[WORK TO BE COMPLETED]: For the copy, please give all of the data again exactly and leave the pictures out.

[DATA EXTRACT]:

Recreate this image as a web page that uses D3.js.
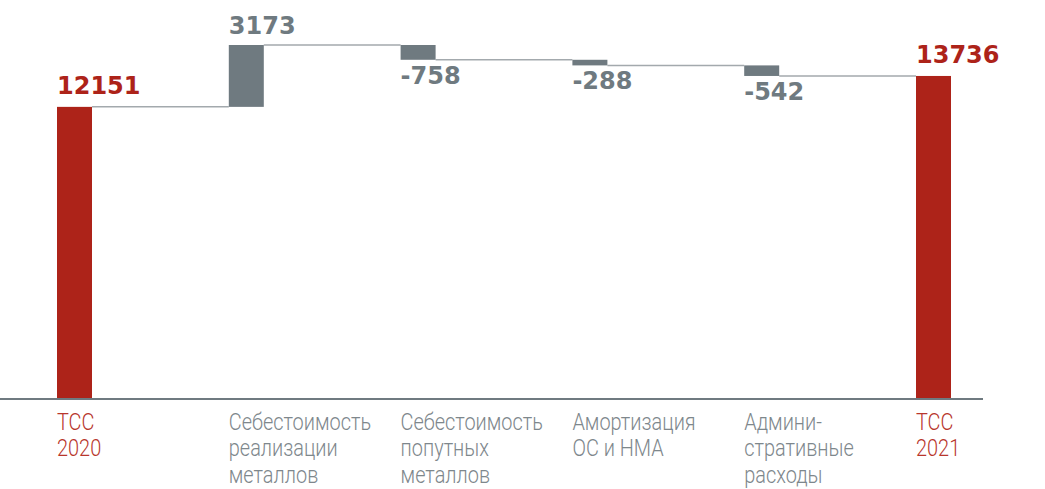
<!DOCTYPE html>
<html>
<head>
<meta charset="utf-8">
<script src="https://cdn.jsdelivr.net/npm/d3@7"></script>
<style>
  body { margin: 0; background: #fff; }
  .cat { font-family: Roboto, sans-serif; font-weight: 300; font-size: 24px; }
  .val { font-family: "DejaVu Sans", sans-serif; font-weight: bold; font-size: 24px; }
</style>
</head>
<body>
<div id="chart"></div>
<script>
const categories = [
  ["ТСС", "2020"],
  ["Себестоимость", "реализации", "металлов"],
  ["Себестоимость", "попутных", "металлов"],
  ["Амортизация", "ОС и НМА"],
  ["Админи-", "стративные", "расходы"],
  ["ТСС", "2021"]
];
const values = [12151, 3173, -758, -288, -542, 13736];
const isTotal = [true, false, false, false, false, true];
const valueLabels = ["12151", "3173", "-758", "-288", "-542", "13736"];

const width = 1045,
  height = 489,
  baseY = 399,
  barWidth = 35,
  red = "#ad2319",
  grey = "#6f7a80",
  lineGrey = "#a3a9ad";

// waterfall steps
let running = 0;
const steps = values.map((v, i) => {
  let start, end;
  if (isTotal[i]) {
    start = null;
    end = v;
    running = v;
  } else {
    start = running;
    end = running + v;
    running = end;
  }
  return { i, v, start, end, total: isTotal[i] };
});

const x = d3.scalePoint().domain(d3.range(values.length)).range([57, 916]);
// the picture's axis does not sit at zero
const y = d3.scaleLinear().domain([-2830, 15324]).range([baseY, 45]);

const svg = d3
  .select("#chart")
  .append("svg")
  .attr("width", width)
  .attr("height", height);

// connectors
svg
  .selectAll(".conn")
  .data(steps.slice(0, -1))
  .enter()
  .append("line")
  .attr("class", "conn")
  .attr("x1", d => x(d.i) + barWidth)
  .attr("x2", d => x(d.i + 1))
  .attr("y1", d => y(d.end))
  .attr("y2", d => y(d.end))
  .style("stroke", lineGrey)
  .style("stroke-width", 1.5);

// bars
svg
  .selectAll(".bar")
  .data(steps)
  .enter()
  .append("rect")
  .attr("class", "bar")
  .attr("x", d => x(d.i))
  .attr("width", barWidth)
  .attr("y", d => (d.total ? y(d.end) : y(Math.max(d.start, d.end))))
  .attr("height", d =>
    d.total ? baseY - y(d.end) : Math.abs(y(d.start) - y(d.end))
  )
  .style("fill", d => (d.total ? red : grey));

// axis line
svg
  .append("line")
  .attr("x1", 0)
  .attr("x2", 983)
  .attr("y1", baseY)
  .attr("y2", baseY)
  .style("stroke", grey)
  .style("stroke-width", 2);

// value labels
svg
  .selectAll(".val")
  .data(steps)
  .enter()
  .append("text")
  .attr("class", "val")
  .attr("x", d => x(d.i))
  .attr("y", d => {
    if (d.total) return y(d.end) - 13;
    if (d.v > 0) return y(d.end) - 11;
    return y(d.end) + 24;
  })
  .style("fill", d => (d.total ? red : grey))
  .text((d, i) => valueLabels[i]);

// category labels (the font in the picture is a narrow one)
const cat = svg
  .selectAll(".cat")
  .data(categories)
  .enter()
  .append("text")
  .attr("class", "cat")
  .attr("transform", (d, i) => `translate(${x(i)},430) scale(0.83,1)`)
  .style("fill", (d, i) => (isTotal[i] ? "#b8362c" : "#7e878c"));

cat
  .selectAll("tspan")
  .data(d => d)
  .enter()
  .append("tspan")
  .attr("x", 0)
  .attr("dy", (d, j) => (j === 0 ? 0 : 26.5))
  .text(d => d);
</script>
</body>
</html>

[RESPONSE TO THE TASK]:
Recreate this image as a web page that uses D3.js.
<!DOCTYPE html>
<html>
<head>
<meta charset="utf-8">
<script src="https://cdn.jsdelivr.net/npm/d3@7"></script>
<style>
  body { margin: 0; background: #fff; }
  .cat { font-family: Roboto, sans-serif; font-weight: 300; font-size: 24px; }
  .val { font-family: "DejaVu Sans", sans-serif; font-weight: bold; font-size: 24px; }
</style>
</head>
<body>
<div id="chart"></div>
<script>
const categories = [
  ["ТСС", "2020"],
  ["Себестоимость", "реализации", "металлов"],
  ["Себестоимость", "попутных", "металлов"],
  ["Амортизация", "ОС и НМА"],
  ["Админи-", "стративные", "расходы"],
  ["ТСС", "2021"]
];
const values = [12151, 3173, -758, -288, -542, 13736];
const isTotal = [true, false, false, false, false, true];
const valueLabels = ["12151", "3173", "-758", "-288", "-542", "13736"];

const width = 1045,
  height = 489,
  baseY = 399,
  barWidth = 35,
  red = "#ad2319",
  grey = "#6f7a80",
  lineGrey = "#a3a9ad";

// waterfall steps
let running = 0;
const steps = values.map((v, i) => {
  let start, end;
  if (isTotal[i]) {
    start = null;
    end = v;
    running = v;
  } else {
    start = running;
    end = running + v;
    running = end;
  }
  return { i, v, start, end, total: isTotal[i] };
});

const x = d3.scalePoint().domain(d3.range(values.length)).range([57, 916]);
// the picture's axis does not sit at zero
const y = d3.scaleLinear().domain([-2830, 15324]).range([baseY, 45]);

const svg = d3
  .select("#chart")
  .append("svg")
  .attr("width", width)
  .attr("height", height);

// connectors
svg
  .selectAll(".conn")
  .data(steps.slice(0, -1))
  .enter()
  .append("line")
  .attr("class", "conn")
  .attr("x1", d => x(d.i) + barWidth)
  .attr("x2", d => x(d.i + 1))
  .attr("y1", d => y(d.end))
  .attr("y2", d => y(d.end))
  .style("stroke", lineGrey)
  .style("stroke-width", 1.5);

// bars
svg
  .selectAll(".bar")
  .data(steps)
  .enter()
  .append("rect")
  .attr("class", "bar")
  .attr("x", d => x(d.i))
  .attr("width", barWidth)
  .attr("y", d => (d.total ? y(d.end) : y(Math.max(d.start, d.end))))
  .attr("height", d =>
    d.total ? baseY - y(d.end) : Math.abs(y(d.start) - y(d.end))
  )
  .style("fill", d => (d.total ? red : grey));

// axis line
svg
  .append("line")
  .attr("x1", 0)
  .attr("x2", 983)
  .attr("y1", baseY)
  .attr("y2", baseY)
  .style("stroke", grey)
  .style("stroke-width", 2);

// value labels
svg
  .selectAll(".val")
  .data(steps)
  .enter()
  .append("text")
  .attr("class", "val")
  .attr("x", d => x(d.i))
  .attr("y", d => {
    if (d.total) return y(d.end) - 13;
    if (d.v > 0) return y(d.end) - 11;
    return y(d.end) + 24;
  })
  .style("fill", d => (d.total ? red : grey))
  .text((d, i) => valueLabels[i]);

// category labels (the font in the picture is a narrow one)
const cat = svg
  .selectAll(".cat")
  .data(categories)
  .enter()
  .append("text")
  .attr("class", "cat")
  .attr("transform", (d, i) => `translate(${x(i)},430) scale(0.83,1)`)
  .style("fill", (d, i) => (isTotal[i] ? "#b8362c" : "#7e878c"));

cat
  .selectAll("tspan")
  .data(d => d)
  .enter()
  .append("tspan")
  .attr("x", 0)
  .attr("dy", (d, j) => (j === 0 ? 0 : 26.5))
  .text(d => d);
</script>
</body>
</html>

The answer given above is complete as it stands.